### WORK TO BE COMPLETED:
Retype the opening lines of the data exactly, stopping after the line that contains "from matplotlib.colors import to_rgb". Skip every picture.

### PROVIDED MATERIAL:
···
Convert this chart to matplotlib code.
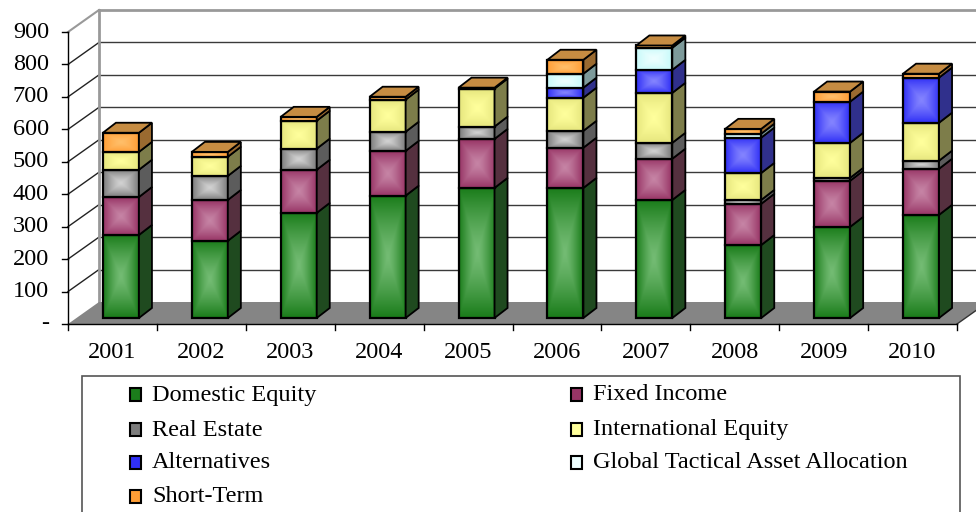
import numpy as np
import matplotlib
matplotlib.use("Agg")
import matplotlib.pyplot as plt
from matplotlib.patches import Rectangle, Polygon
from matplotlib.colors import to_rgb

# ---- data ----
YEARS = ["2001", "2002", "2003", "2004", "2005", "2006", "2007", "2008", "2009", "2010"]
SERIES = ["Domestic Equity", "Fixed Income", "Real Estate", "International Equity",
          "Alternatives", "Global Tactical Asset Allocation", "Short-Term"]

domestic_equity = [256, 238, 324, 377, 401, 401, 364, 225, 281, 318]
fixed_income = [117, 126, 133, 138, 151, 124, 127, 127, 142, 142]
real_estate = [84, 74, 65, 59, 38, 52, 49, 12, 9, 25]
international_equity = [55, 59, 86, 99, 117, 102, 154, 83, 108, 117]
alternatives = [0, 0, 0, 0, 0, 31, 71, 109, 127, 139]
global_tactical = [0, 0, 0, 0, 0, 43, 68, 12, 0, 0]
short_term = [59, 15, 12, 9, 3, 43, 7, 15, 31, 12]

Y_TICKS = [0, 100, 200, 300, 400, 500, 600, 700, 800, 900]
Y_TICK_LABELS = ["-", "100", "200", "300", "400", "500", "600", "700", "800", "900"]

# style per series: (edge of gradient, centre of gradient, side face, top face)
STYLES = [
    ("#1b7d1b", "#74bc74", "#1f4a1f", "#2f6a2f"),
    ("#983566", "#c684a5", "#55303f", "#7a4560"),
    ("#7c7c7c", "#d2d2d2", "#5c5c5c", "#8a8a8a"),
    ("#e6e67e", "#ffff9c", "#7d7d4a", "#b0b070"),
    ("#3030f6", "#8484ff", "#30308c", "#5050b0"),
    ("#c8fafa", "#eeffff", "#7d9a9a", "#a8c8c8"),
    ("#ff9e36", "#ffbf6a", "#9a6a30", "#c68c42"),
]

# ---- geometry (data units: 1 per category on x, value units on y) ----
W, H = 976, 512
PX_X = 88.9            # pixels per category
PX_Y = 292 / 900       # pixels per value unit
X0, Y0 = 68, 324       # pixel position of front-axis origin

WALL_DX, WALL_DY = 31 / PX_X, 22 / PX_Y
BAR_DX, BAR_DY = 8.5 / PX_X, 6 / PX_Y
DEP_DX, DEP_DY = 13 / PX_X, 10 / PX_Y
BAR_W = 36 / PX_X

fig = plt.figure(figsize=(W / 100, H / 100), dpi=100)
ax = fig.add_axes([0, 0, 1, 1])
ax.set_axis_off()

FONT = "Liberation Serif"
FS = 17.5

n = len(YEARS)

# back wall + gridlines
ax.add_patch(Rectangle((WALL_DX, WALL_DY), n, 900, facecolor="white", edgecolor="none", zorder=0))
for v in Y_TICKS[1:-1]:
    ax.plot([WALL_DX, n + WALL_DX + 0.5], [v + WALL_DY] * 2, color="#3a3a3a", lw=1, zorder=0.6)
    ax.plot([0, WALL_DX], [v, v + WALL_DY], color="#222222", lw=1, zorder=0.6)
ax.plot([WALL_DX, n + WALL_DX + 0.5], [900 + WALL_DY] * 2, color="#999999", lw=2, zorder=0.6)
ax.plot([0, WALL_DX], [900, 900 + WALL_DY], color="#999999", lw=1.5, zorder=0.6)
ax.plot([WALL_DX, WALL_DX], [WALL_DY, 900 + WALL_DY], color="#999999", lw=2, zorder=0.6)

# floor
ax.add_patch(Polygon([(0, 0), (n, 0), (n + WALL_DX, WALL_DY), (WALL_DX, WALL_DY)],
                     closed=True, facecolor="#858585", edgecolor="none", zorder=0.7))
ax.plot([n, n + WALL_DX], [0, WALL_DY], color="#333333", lw=1, zorder=0.8)

# axes lines and ticks
ax.plot([0, 0], [0, 900], color="black", lw=1, zorder=1)
ax.plot([0, n], [0, 0], color="black", lw=1, zorder=1)
tick_dx = 6 / PX_X
tick_dy = 6 / PX_Y
for v, lab in zip(Y_TICKS, Y_TICK_LABELS):
    ax.plot([-tick_dx, 0], [v, v], color="black", lw=1, zorder=1)
    ax.text(-19 / PX_X, v, lab, ha="right", va="center", fontsize=FS, family=FONT, color="black")
for i in range(n + 1):
    ax.plot([i, i], [0, -tick_dy], color="black", lw=1, zorder=1)
for i, yr in enumerate(YEARS):
    ax.text(i + 0.5, -28 / PX_Y, yr, ha="center", va="center", fontsize=FS, family=FONT)

# gradient weights ("from centre" fill)
g = np.linspace(-1, 1, 40)
uu, vv = np.meshgrid(g, g)
WGT = np.clip(np.maximum(np.abs(uu), np.abs(vv)) ** 1.3, 0, 1)[..., None]


def grad_img(edge, centre):
    e = np.array(to_rgb(edge))
    c = np.array(to_rgb(centre))
    return c * (1 - WGT) + e * WGT


data = [domestic_equity, fixed_income, real_estate, international_equity,
        alternatives, global_tactical, short_term]

for i in range(n):
    x0 = i + 0.5 - BAR_W / 2 + BAR_DX
    x1 = x0 + BAR_W
    base = BAR_DY
    top_style = None
    for s, vals in enumerate(data):
        v = vals[i]
        if v <= 0:
            continue
        edge, centre, side, topc = STYLES[s]
        y0, y1 = base, base + v
        ax.imshow(grad_img(edge, centre), extent=(x0, x1, y0, y1), origin="lower",
                  interpolation="bilinear", aspect="auto", zorder=2)
        ax.add_patch(Rectangle((x0, y0), BAR_W, v, fill=False, edgecolor="black", lw=1.6, zorder=2))
        ax.add_patch(Polygon([(x1, y0), (x1 + DEP_DX, y0 + DEP_DY), (x1 + DEP_DX, y1 + DEP_DY), (x1, y1)],
                             closed=True, facecolor=side, edgecolor="black", lw=1.3, zorder=2))
        base = y1
        top_style = topc
    ax.add_patch(Polygon([(x0, base), (x1, base), (x1 + DEP_DX, base + DEP_DY), (x0 + DEP_DX, base + DEP_DY)],
                         closed=True, facecolor=top_style, edgecolor="black", lw=1.3, zorder=2))

ax.set_xlim(-X0 / PX_X, (W - X0) / PX_X)
ax.set_ylim(-(H - Y0) / PX_Y, Y0 / PX_Y)

# legend (drawn by hand in figure pixels)
def fx(px):
    return px / W


def fy(py):
    return 1 - py / H


fig.patches.append(Rectangle((fx(82), fy(520)), fx(960) - fx(82), fy(376) - fy(520),
                             transform=fig.transFigure, fill=False, edgecolor="#555555", lw=1.2))
order = [0, 2, 4, 6, 1, 3, 5]
for k, s in enumerate(order):
    col, row = divmod(k, 4)
    mx = 130 if col == 0 else 571
    ry = [394, 429, 462, 496][row]
    fig.patches.append(Rectangle((fx(mx), fy(ry + 7)), fx(11), 13 / H, transform=fig.transFigure,
                                 facecolor=STYLES[s][0] if s not in (3, 5) else STYLES[s][1],
                                 edgecolor="black", lw=1.5))
    fig.text(fx(mx + 22), fy(ry + 1), SERIES[s], ha="left", va="center", fontsize=FS, family=FONT)

fig.savefig("out.png", dpi=100)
···
### EXERCISE RESULT:
Convert this chart to matplotlib code.
import numpy as np
import matplotlib
matplotlib.use("Agg")
import matplotlib.pyplot as plt
from matplotlib.patches import Rectangle, Polygon
from matplotlib.colors import to_rgb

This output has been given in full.